After embarking on the road trip, Deck was soon joined by Herson, an avid reader and bookstore worker.
When it comes to the press, the pair are still trying to make some corrections. As noted above, many media reports said they were “self-described grammar vigilantes.” Not so, according to Deck.
“There was a lot of misreporting at that time, some of which started with the press release from the prosecutor that said that we had described ourselves as ‘grammar vigilantes,’ which is something we never said,” Deck says. “Then a lot of news outlets, including Keith Olbermann, ran with that. He called us worst person in the world.”
My personal favorite misreport from that fateful summer is from The Arizona Republic. Its story led with the words “Two self-anointed ‘grammar vigilantes’ … ” and came replete with a grainy picture of a scowling, cowboy hat-wearing Herson. It cast the pair as a pair of pedantic wild west outlaws, except they pack Typo Correction Kits—an assemblage of different-colored Sharpies, Wite-Out, dry-erase markers, chalk, pens, and crayons—instead of six-shooters. (There is in fact a self-described American grammar vandal: her name is Kate McCulley and she blogs here.)

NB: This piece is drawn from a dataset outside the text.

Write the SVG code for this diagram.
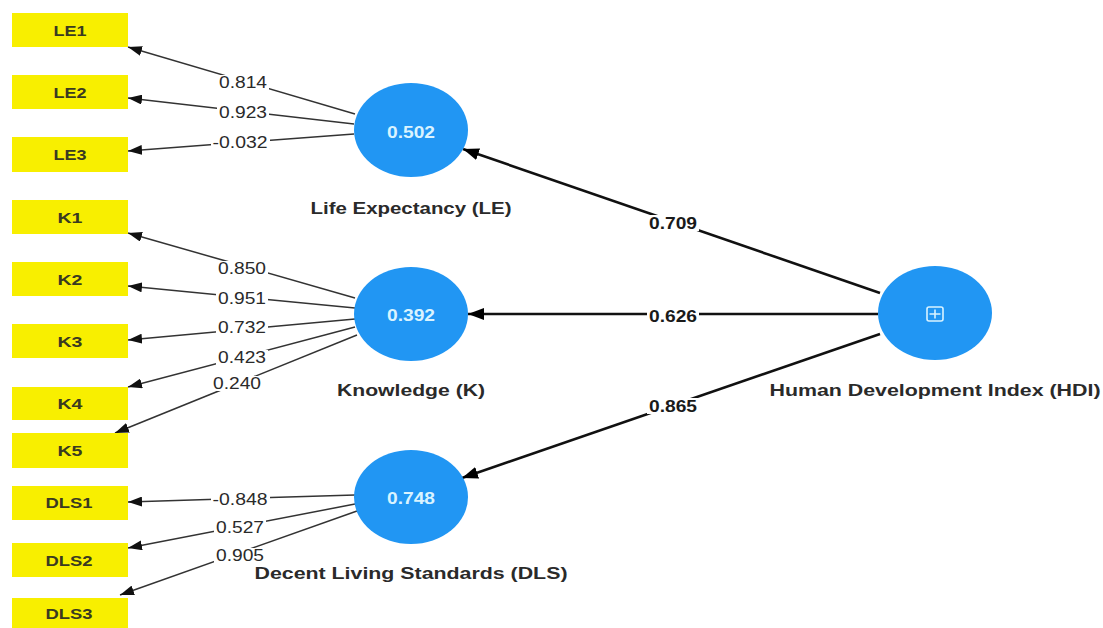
<svg xmlns="http://www.w3.org/2000/svg" width="1103" height="628" viewBox="0 0 1103 628">
<style>
.box{fill:#f8ef00}
.bt{font-family:"Liberation Sans",Arial,sans-serif;font-size:15px;font-weight:bold;fill:#3a3a20;text-anchor:middle}
.lv{fill:#2196f3}
.lt{font-family:"Liberation Sans",Arial,sans-serif;font-size:16px;font-weight:bold;fill:#d9f3ff;text-anchor:middle}
.nm{font-family:"Liberation Sans",Arial,sans-serif;font-size:16px;font-weight:bold;fill:#2a2a2a;text-anchor:middle}
.ol{stroke:#333;stroke-width:1.5;fill:none;marker-end:url(#as)}
.sl{stroke:#111;stroke-width:2.6;fill:none;marker-end:url(#al)}
.bg{fill:#fff}
.wl{font-family:"Liberation Sans",Arial,sans-serif;font-size:16px;fill:#2a2a2a;text-anchor:middle}
.ws{font-family:"Liberation Sans",Arial,sans-serif;font-size:16px;font-weight:bold;fill:#1a1a1a;text-anchor:middle}
</style>
<defs>
<marker id="as" viewBox="0 0 14 10" refX="14" refY="5" markerWidth="14" markerHeight="10" markerUnits="userSpaceOnUse" orient="auto"><path d="M0,0 L14,5 L0,10 z" fill="#111"/></marker>
<marker id="al" viewBox="0 0 16 12" refX="16" refY="6" markerWidth="16" markerHeight="12" markerUnits="userSpaceOnUse" orient="auto"><path d="M0,0 L16,6 L0,12 z" fill="#000"/></marker>
</defs>
<rect width="1103" height="628" fill="#fff"/>
<g id="connectors">
<line class="ol" x1="355" y1="114" x2="128" y2="47"/>
<line class="ol" x1="354" y1="124" x2="128" y2="98"/>
<line class="ol" x1="354" y1="134" x2="128" y2="151"/>
<line class="ol" x1="355" y1="298" x2="128" y2="233"/>
<line class="ol" x1="355" y1="308" x2="128" y2="286"/>
<line class="ol" x1="355" y1="319" x2="128" y2="340"/>
<line class="ol" x1="355" y1="327" x2="128" y2="387"/>
<line class="ol" x1="357" y1="335" x2="115" y2="433"/>
<line class="ol" x1="355" y1="495" x2="128" y2="502"/>
<line class="ol" x1="355" y1="504" x2="128" y2="548"/>
<line class="ol" x1="357" y1="511" x2="120" y2="595"/>
<line class="sl" x1="880" y1="293" x2="463" y2="149"/>
<line class="sl" x1="878" y1="314" x2="468" y2="314"/>
<line class="sl" x1="880" y1="334" x2="462" y2="478"/>
<rect class="bg" x="217" y="75" width="52" height="15"/>
<rect class="bg" x="217" y="105" width="52" height="15"/>
<rect class="bg" x="211" y="135" width="59" height="15"/>
<rect class="bg" x="216" y="261" width="52" height="15"/>
<rect class="bg" x="216" y="291" width="52" height="15"/>
<rect class="bg" x="216" y="320" width="52" height="15"/>
<rect class="bg" x="216" y="350" width="52" height="15"/>
<rect class="bg" x="211" y="376" width="52" height="15"/>
<rect class="bg" x="211" y="492" width="59" height="15"/>
<rect class="bg" x="214" y="520" width="52" height="15"/>
<rect class="bg" x="214" y="548" width="52" height="15"/>
<rect class="bg" x="647" y="215" width="52" height="16"/>
<rect class="bg" x="647" y="308" width="52" height="16"/>
<rect class="bg" x="647" y="398" width="52" height="16"/>
<text class="wl" x="243" y="88" textLength="48" lengthAdjust="spacingAndGlyphs">0.814</text>
<text class="wl" x="243" y="118" textLength="48" lengthAdjust="spacingAndGlyphs">0.923</text>
<text class="wl" x="240" y="148" textLength="55" lengthAdjust="spacingAndGlyphs">-0.032</text>
<text class="wl" x="242" y="274" textLength="48" lengthAdjust="spacingAndGlyphs">0.850</text>
<text class="wl" x="242" y="304" textLength="48" lengthAdjust="spacingAndGlyphs">0.951</text>
<text class="wl" x="242" y="333" textLength="48" lengthAdjust="spacingAndGlyphs">0.732</text>
<text class="wl" x="242" y="363" textLength="48" lengthAdjust="spacingAndGlyphs">0.423</text>
<text class="wl" x="237" y="389" textLength="48" lengthAdjust="spacingAndGlyphs">0.240</text>
<text class="wl" x="240" y="505" textLength="55" lengthAdjust="spacingAndGlyphs">-0.848</text>
<text class="wl" x="240" y="533" textLength="48" lengthAdjust="spacingAndGlyphs">0.527</text>
<text class="wl" x="240" y="561" textLength="48" lengthAdjust="spacingAndGlyphs">0.905</text>
<text class="ws" x="673" y="229" textLength="48" lengthAdjust="spacingAndGlyphs">0.709</text>
<text class="ws" x="673" y="322" textLength="48" lengthAdjust="spacingAndGlyphs">0.626</text>
<text class="ws" x="673" y="412" textLength="48" lengthAdjust="spacingAndGlyphs">0.865</text>
</g>
<g id="LE1"><rect class="box" x="12" y="13" width="116" height="34"/><text class="bt" x="70" y="36" textLength="33" lengthAdjust="spacingAndGlyphs">LE1</text></g>
<g id="LE2"><rect class="box" x="12" y="75" width="116" height="34"/><text class="bt" x="70" y="98" textLength="33" lengthAdjust="spacingAndGlyphs">LE2</text></g>
<g id="LE3"><rect class="box" x="12" y="137" width="116" height="35"/><text class="bt" x="70" y="160" textLength="33" lengthAdjust="spacingAndGlyphs">LE3</text></g>
<g id="K1"><rect class="box" x="12" y="200" width="116" height="34"/><text class="bt" x="70" y="223" textLength="25" lengthAdjust="spacingAndGlyphs">K1</text></g>
<g id="K2"><rect class="box" x="12" y="262" width="116" height="34"/><text class="bt" x="70" y="285" textLength="25" lengthAdjust="spacingAndGlyphs">K2</text></g>
<g id="K3"><rect class="box" x="12" y="324" width="116" height="34"/><text class="bt" x="70" y="347" textLength="25" lengthAdjust="spacingAndGlyphs">K3</text></g>
<g id="K4"><rect class="box" x="12" y="387" width="116" height="33"/><text class="bt" x="70" y="409" textLength="25" lengthAdjust="spacingAndGlyphs">K4</text></g>
<g id="K5"><rect class="box" x="12" y="433" width="116" height="35"/><text class="bt" x="70" y="456" textLength="25" lengthAdjust="spacingAndGlyphs">K5</text></g>
<g id="DLS1"><rect class="box" x="12" y="486" width="116" height="34"/><text class="bt" x="69" y="508" textLength="47" lengthAdjust="spacingAndGlyphs">DLS1</text></g>
<g id="DLS2"><rect class="box" x="12" y="543" width="116" height="34"/><text class="bt" x="69" y="566" textLength="47" lengthAdjust="spacingAndGlyphs">DLS2</text></g>
<g id="DLS3"><rect class="box" x="12" y="598" width="116" height="30"/><text class="bt" x="69" y="619" textLength="47" lengthAdjust="spacingAndGlyphs">DLS3</text></g>
<g id="LE"><ellipse class="lv" cx="411" cy="130" rx="57" ry="47"/><text class="lt" x="411" y="138" textLength="48" lengthAdjust="spacingAndGlyphs">0.502</text><text class="nm" x="411" y="214" textLength="201" lengthAdjust="spacingAndGlyphs">Life Expectancy (LE)</text></g>
<g id="K"><ellipse class="lv" cx="411" cy="314" rx="57" ry="47"/><text class="lt" x="411" y="321" textLength="48" lengthAdjust="spacingAndGlyphs">0.392</text><text class="nm" x="411" y="396" textLength="148" lengthAdjust="spacingAndGlyphs">Knowledge (K)</text></g>
<g id="DLS"><ellipse class="lv" cx="411" cy="497" rx="57" ry="47"/><text class="lt" x="411" y="504" textLength="48" lengthAdjust="spacingAndGlyphs">0.748</text><text class="nm" x="411" y="579" textLength="313" lengthAdjust="spacingAndGlyphs">Decent Living Standards (DLS)</text></g>
<g id="HDI"><ellipse class="lv" cx="935" cy="313" rx="57" ry="47"/><rect x="927" y="307" width="16" height="14" rx="2" fill="none" stroke="#d9f3ff" stroke-width="1.6"/><path d="M935 309.5V318.5M929.5 314H940.5" stroke="#d9f3ff" stroke-width="1.6"/><text class="nm" x="935" y="396" textLength="331" lengthAdjust="spacingAndGlyphs">Human Development Index (HDI)</text></g>
</svg>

Deck and Herson’s work is not focused on errors in the press, but their brushes with notoriety have made them victims of media mistakes many times over. Herson sounds resigned to his fate when recounting the different ways his last name has been spelled over the past couple of years.
“Oh my God, I didn’t realize I had such a difficult name,” he says. “… Salon wrote a great, wonderful article after an interview with Jeff but in the same paragraph they got my name right and wrong.”
As it turns out, the Salon article remains uncorrected: the third paragraph refers to Herson and, later, “Henson.” Apparently, this was one typo the pair couldn’t manage to fix.
They were much more successful during their road trip, identifying over 400 typos and managing to get over 50 percent of them fixed. After their experience in Arizona, which resulted in a fine of just over $3,000, an apology and them being banned from national parks for one year, they adopted the stance that, “TEAL neither participates in nor condones the stealth typo correction. Always ask for permission to correct a typo.”